33. “Nobody’s Fault but Mine” (Presence, 1976)

One of two songs from Presence anyone still bothers to remember, because of its fully-formed riff, locked-in groove — even with constant interruption — and the band’s wise choice to give Plant able vamping room on the title-repeating chorus. The production is perfect, the harmonica solo comes screaming in from out of nowhere, and the guys seems to be talking to each other on a level they reached (disturbingly) infrequently in the late ’70s.
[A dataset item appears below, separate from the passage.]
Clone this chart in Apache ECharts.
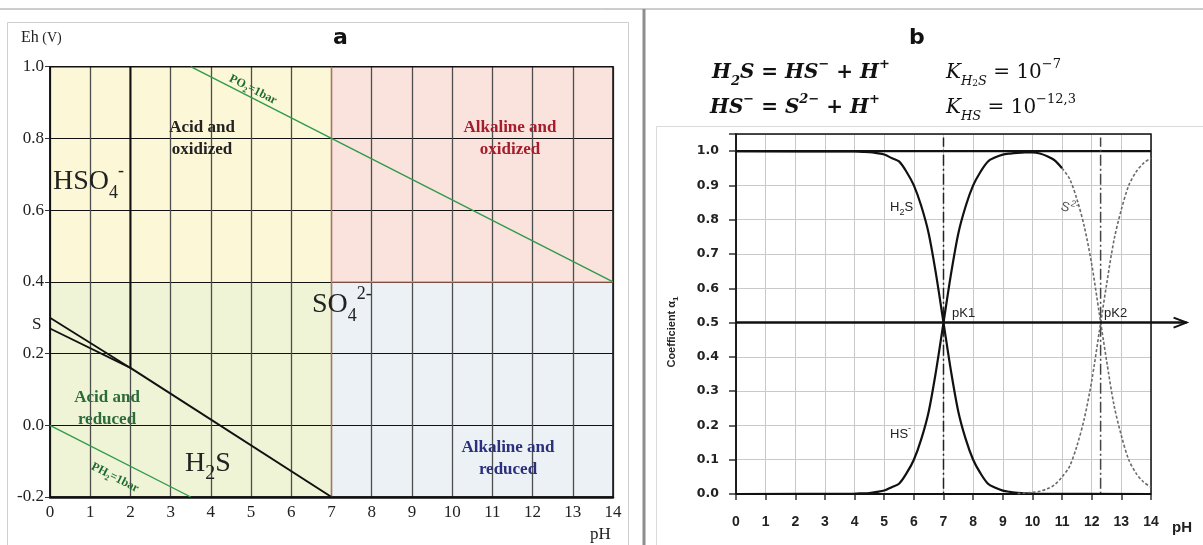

To stretch as few ideas as this song does over six minutes without ever being less than awesome is pretty damn hard to do.

32. “Rock And Roll” (Led Zeppelin IV, 1971)

Among the group’s most popular rave-ups, earned through the sheer frenzy of Bonham’s cymbal-crashing, Page’s fret-racing, Jones’ keys-on-fire piano, and Plant’s dog-whistle shrieking. There’s not really a whole lot of song there, truly — it’s a repetitive and largely meaningless chorus, and the melody is pretty standard issue — but the band is just in such top form that “Rock and Roll” was able to become a classic worthy of exemplifying its title anyway.

31. “The Rover” (Physical Graffiti, 1975)

Not a radio standard, but a devoted fan-favorite — Wikipedia says so, even if it’s citation needed — thanks to the mega-sized, phase-shifted guitar riff and steady bass groove. It’s just the sound of Zeppelin at their most generally unimpeachable, heavy without being overbearing, epic without being self-indulgent, anthemic almost just by showing up.